*Instructions for the task*: Output every line below exactly.

::: Stored data :::

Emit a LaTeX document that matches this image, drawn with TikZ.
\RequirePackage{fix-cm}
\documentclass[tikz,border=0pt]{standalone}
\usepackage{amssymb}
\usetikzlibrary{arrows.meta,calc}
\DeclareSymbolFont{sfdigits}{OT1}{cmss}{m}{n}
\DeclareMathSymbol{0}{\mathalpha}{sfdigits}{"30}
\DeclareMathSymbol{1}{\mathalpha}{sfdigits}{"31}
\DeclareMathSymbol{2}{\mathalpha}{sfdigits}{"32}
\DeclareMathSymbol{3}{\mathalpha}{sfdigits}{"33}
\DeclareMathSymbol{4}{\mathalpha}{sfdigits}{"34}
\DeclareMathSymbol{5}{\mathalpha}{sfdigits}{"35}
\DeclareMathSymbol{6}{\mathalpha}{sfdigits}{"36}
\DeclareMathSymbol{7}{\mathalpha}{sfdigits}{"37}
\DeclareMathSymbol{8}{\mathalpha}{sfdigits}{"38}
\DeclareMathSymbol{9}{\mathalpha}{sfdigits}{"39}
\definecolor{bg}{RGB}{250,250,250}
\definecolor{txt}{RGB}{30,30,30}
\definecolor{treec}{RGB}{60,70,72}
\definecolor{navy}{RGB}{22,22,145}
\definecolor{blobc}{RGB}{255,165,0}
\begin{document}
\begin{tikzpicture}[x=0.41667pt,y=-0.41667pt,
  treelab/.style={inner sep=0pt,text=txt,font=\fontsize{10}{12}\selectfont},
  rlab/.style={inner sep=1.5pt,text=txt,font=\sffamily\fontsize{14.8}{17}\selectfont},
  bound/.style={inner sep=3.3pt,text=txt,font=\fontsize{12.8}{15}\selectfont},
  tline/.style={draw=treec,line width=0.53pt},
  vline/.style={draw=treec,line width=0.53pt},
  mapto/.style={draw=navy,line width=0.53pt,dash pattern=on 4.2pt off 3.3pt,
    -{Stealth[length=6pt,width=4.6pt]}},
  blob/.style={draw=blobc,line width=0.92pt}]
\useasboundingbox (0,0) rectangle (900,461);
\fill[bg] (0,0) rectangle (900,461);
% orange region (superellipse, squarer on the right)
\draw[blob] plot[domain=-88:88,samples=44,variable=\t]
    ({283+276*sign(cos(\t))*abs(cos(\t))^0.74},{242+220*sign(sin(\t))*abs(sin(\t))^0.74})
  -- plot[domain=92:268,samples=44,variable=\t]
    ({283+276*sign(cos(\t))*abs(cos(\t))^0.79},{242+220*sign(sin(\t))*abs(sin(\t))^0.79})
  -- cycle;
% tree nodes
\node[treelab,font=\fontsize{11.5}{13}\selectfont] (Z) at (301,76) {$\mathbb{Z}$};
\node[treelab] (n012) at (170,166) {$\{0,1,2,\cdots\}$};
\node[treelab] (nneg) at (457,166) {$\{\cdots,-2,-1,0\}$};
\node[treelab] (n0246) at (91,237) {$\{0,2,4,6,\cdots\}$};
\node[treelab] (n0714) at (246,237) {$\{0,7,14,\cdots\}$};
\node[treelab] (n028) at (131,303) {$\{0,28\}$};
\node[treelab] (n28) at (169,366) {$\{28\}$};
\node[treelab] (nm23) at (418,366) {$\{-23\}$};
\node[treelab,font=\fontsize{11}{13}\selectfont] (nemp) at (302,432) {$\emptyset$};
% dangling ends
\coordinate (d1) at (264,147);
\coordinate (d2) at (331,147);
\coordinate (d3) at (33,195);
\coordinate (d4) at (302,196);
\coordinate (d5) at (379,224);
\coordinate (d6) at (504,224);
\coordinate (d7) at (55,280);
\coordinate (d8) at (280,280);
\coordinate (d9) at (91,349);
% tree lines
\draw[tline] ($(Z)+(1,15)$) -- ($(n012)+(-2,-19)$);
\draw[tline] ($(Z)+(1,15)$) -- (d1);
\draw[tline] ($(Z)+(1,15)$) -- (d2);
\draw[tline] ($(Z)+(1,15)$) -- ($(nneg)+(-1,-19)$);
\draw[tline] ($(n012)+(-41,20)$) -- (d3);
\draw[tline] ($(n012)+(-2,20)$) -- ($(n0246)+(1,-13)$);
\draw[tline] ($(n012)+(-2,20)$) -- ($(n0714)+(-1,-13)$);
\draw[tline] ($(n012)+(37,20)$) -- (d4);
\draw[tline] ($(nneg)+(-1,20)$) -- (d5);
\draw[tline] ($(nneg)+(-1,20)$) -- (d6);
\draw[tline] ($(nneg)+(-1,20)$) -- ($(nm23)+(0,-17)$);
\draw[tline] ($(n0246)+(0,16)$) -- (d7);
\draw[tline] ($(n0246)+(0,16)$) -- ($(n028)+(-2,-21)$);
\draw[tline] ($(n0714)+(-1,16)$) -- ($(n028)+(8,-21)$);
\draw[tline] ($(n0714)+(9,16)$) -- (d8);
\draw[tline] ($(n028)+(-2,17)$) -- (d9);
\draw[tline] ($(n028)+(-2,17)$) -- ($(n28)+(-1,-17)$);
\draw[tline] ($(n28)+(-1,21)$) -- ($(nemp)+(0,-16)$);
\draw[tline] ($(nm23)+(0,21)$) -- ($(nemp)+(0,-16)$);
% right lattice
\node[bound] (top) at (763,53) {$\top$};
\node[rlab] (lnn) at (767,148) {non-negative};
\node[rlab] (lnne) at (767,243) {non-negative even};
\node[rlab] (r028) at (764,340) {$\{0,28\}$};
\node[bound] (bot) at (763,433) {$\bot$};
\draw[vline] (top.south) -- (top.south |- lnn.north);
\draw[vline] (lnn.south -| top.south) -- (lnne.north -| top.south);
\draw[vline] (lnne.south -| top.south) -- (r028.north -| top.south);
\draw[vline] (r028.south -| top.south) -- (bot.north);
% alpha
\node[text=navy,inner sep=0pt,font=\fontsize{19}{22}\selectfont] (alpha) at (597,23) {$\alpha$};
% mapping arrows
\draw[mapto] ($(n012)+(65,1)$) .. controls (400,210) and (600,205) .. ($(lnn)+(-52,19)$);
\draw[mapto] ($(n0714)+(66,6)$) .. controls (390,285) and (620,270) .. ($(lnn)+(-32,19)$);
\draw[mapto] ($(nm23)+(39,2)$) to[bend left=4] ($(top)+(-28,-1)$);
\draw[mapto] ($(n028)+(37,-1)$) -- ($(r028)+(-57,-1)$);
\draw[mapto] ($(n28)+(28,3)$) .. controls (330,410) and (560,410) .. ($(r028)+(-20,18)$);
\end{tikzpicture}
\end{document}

:::

*Result for this task*:
Emit a LaTeX document that matches this image, drawn with TikZ.
\RequirePackage{fix-cm}
\documentclass[tikz,border=0pt]{standalone}
\usepackage{amssymb}
\usetikzlibrary{arrows.meta,calc}
\DeclareSymbolFont{sfdigits}{OT1}{cmss}{m}{n}
\DeclareMathSymbol{0}{\mathalpha}{sfdigits}{"30}
\DeclareMathSymbol{1}{\mathalpha}{sfdigits}{"31}
\DeclareMathSymbol{2}{\mathalpha}{sfdigits}{"32}
\DeclareMathSymbol{3}{\mathalpha}{sfdigits}{"33}
\DeclareMathSymbol{4}{\mathalpha}{sfdigits}{"34}
\DeclareMathSymbol{5}{\mathalpha}{sfdigits}{"35}
\DeclareMathSymbol{6}{\mathalpha}{sfdigits}{"36}
\DeclareMathSymbol{7}{\mathalpha}{sfdigits}{"37}
\DeclareMathSymbol{8}{\mathalpha}{sfdigits}{"38}
\DeclareMathSymbol{9}{\mathalpha}{sfdigits}{"39}
\definecolor{bg}{RGB}{250,250,250}
\definecolor{txt}{RGB}{30,30,30}
\definecolor{treec}{RGB}{60,70,72}
\definecolor{navy}{RGB}{22,22,145}
\definecolor{blobc}{RGB}{255,165,0}
\begin{document}
\begin{tikzpicture}[x=0.41667pt,y=-0.41667pt,
  treelab/.style={inner sep=0pt,text=txt,font=\fontsize{10}{12}\selectfont},
  rlab/.style={inner sep=1.5pt,text=txt,font=\sffamily\fontsize{14.8}{17}\selectfont},
  bound/.style={inner sep=3.3pt,text=txt,font=\fontsize{12.8}{15}\selectfont},
  tline/.style={draw=treec,line width=0.53pt},
  vline/.style={draw=treec,line width=0.53pt},
  mapto/.style={draw=navy,line width=0.53pt,dash pattern=on 4.2pt off 3.3pt,
    -{Stealth[length=6pt,width=4.6pt]}},
  blob/.style={draw=blobc,line width=0.92pt}]
\useasboundingbox (0,0) rectangle (900,461);
\fill[bg] (0,0) rectangle (900,461);
% orange region (superellipse, squarer on the right)
\draw[blob] plot[domain=-88:88,samples=44,variable=\t]
    ({283+276*sign(cos(\t))*abs(cos(\t))^0.74},{242+220*sign(sin(\t))*abs(sin(\t))^0.74})
  -- plot[domain=92:268,samples=44,variable=\t]
    ({283+276*sign(cos(\t))*abs(cos(\t))^0.79},{242+220*sign(sin(\t))*abs(sin(\t))^0.79})
  -- cycle;
% tree nodes
\node[treelab,font=\fontsize{11.5}{13}\selectfont] (Z) at (301,76) {$\mathbb{Z}$};
\node[treelab] (n012) at (170,166) {$\{0,1,2,\cdots\}$};
\node[treelab] (nneg) at (457,166) {$\{\cdots,-2,-1,0\}$};
\node[treelab] (n0246) at (91,237) {$\{0,2,4,6,\cdots\}$};
\node[treelab] (n0714) at (246,237) {$\{0,7,14,\cdots\}$};
\node[treelab] (n028) at (131,303) {$\{0,28\}$};
\node[treelab] (n28) at (169,366) {$\{28\}$};
\node[treelab] (nm23) at (418,366) {$\{-23\}$};
\node[treelab,font=\fontsize{11}{13}\selectfont] (nemp) at (302,432) {$\emptyset$};
% dangling ends
\coordinate (d1) at (264,147);
\coordinate (d2) at (331,147);
\coordinate (d3) at (33,195);
\coordinate (d4) at (302,196);
\coordinate (d5) at (379,224);
\coordinate (d6) at (504,224);
\coordinate (d7) at (55,280);
\coordinate (d8) at (280,280);
\coordinate (d9) at (91,349);
% tree lines
\draw[tline] ($(Z)+(1,15)$) -- ($(n012)+(-2,-19)$);
\draw[tline] ($(Z)+(1,15)$) -- (d1);
\draw[tline] ($(Z)+(1,15)$) -- (d2);
\draw[tline] ($(Z)+(1,15)$) -- ($(nneg)+(-1,-19)$);
\draw[tline] ($(n012)+(-41,20)$) -- (d3);
\draw[tline] ($(n012)+(-2,20)$) -- ($(n0246)+(1,-13)$);
\draw[tline] ($(n012)+(-2,20)$) -- ($(n0714)+(-1,-13)$);
\draw[tline] ($(n012)+(37,20)$) -- (d4);
\draw[tline] ($(nneg)+(-1,20)$) -- (d5);
\draw[tline] ($(nneg)+(-1,20)$) -- (d6);
\draw[tline] ($(nneg)+(-1,20)$) -- ($(nm23)+(0,-17)$);
\draw[tline] ($(n0246)+(0,16)$) -- (d7);
\draw[tline] ($(n0246)+(0,16)$) -- ($(n028)+(-2,-21)$);
\draw[tline] ($(n0714)+(-1,16)$) -- ($(n028)+(8,-21)$);
\draw[tline] ($(n0714)+(9,16)$) -- (d8);
\draw[tline] ($(n028)+(-2,17)$) -- (d9);
\draw[tline] ($(n028)+(-2,17)$) -- ($(n28)+(-1,-17)$);
\draw[tline] ($(n28)+(-1,21)$) -- ($(nemp)+(0,-16)$);
\draw[tline] ($(nm23)+(0,21)$) -- ($(nemp)+(0,-16)$);
% right lattice
\node[bound] (top) at (763,53) {$\top$};
\node[rlab] (lnn) at (767,148) {non-negative};
\node[rlab] (lnne) at (767,243) {non-negative even};
\node[rlab] (r028) at (764,340) {$\{0,28\}$};
\node[bound] (bot) at (763,433) {$\bot$};
\draw[vline] (top.south) -- (top.south |- lnn.north);
\draw[vline] (lnn.south -| top.south) -- (lnne.north -| top.south);
\draw[vline] (lnne.south -| top.south) -- (r028.north -| top.south);
\draw[vline] (r028.south -| top.south) -- (bot.north);
% alpha
\node[text=navy,inner sep=0pt,font=\fontsize{19}{22}\selectfont] (alpha) at (597,23) {$\alpha$};
% mapping arrows
\draw[mapto] ($(n012)+(65,1)$) .. controls (400,210) and (600,205) .. ($(lnn)+(-52,19)$);
\draw[mapto] ($(n0714)+(66,6)$) .. controls (390,285) and (620,270) .. ($(lnn)+(-32,19)$);
\draw[mapto] ($(nm23)+(39,2)$) to[bend left=4] ($(top)+(-28,-1)$);
\draw[mapto] ($(n028)+(37,-1)$) -- ($(r028)+(-57,-1)$);
\draw[mapto] ($(n28)+(28,3)$) .. controls (330,410) and (560,410) .. ($(r028)+(-20,18)$);
\end{tikzpicture}
\end{document}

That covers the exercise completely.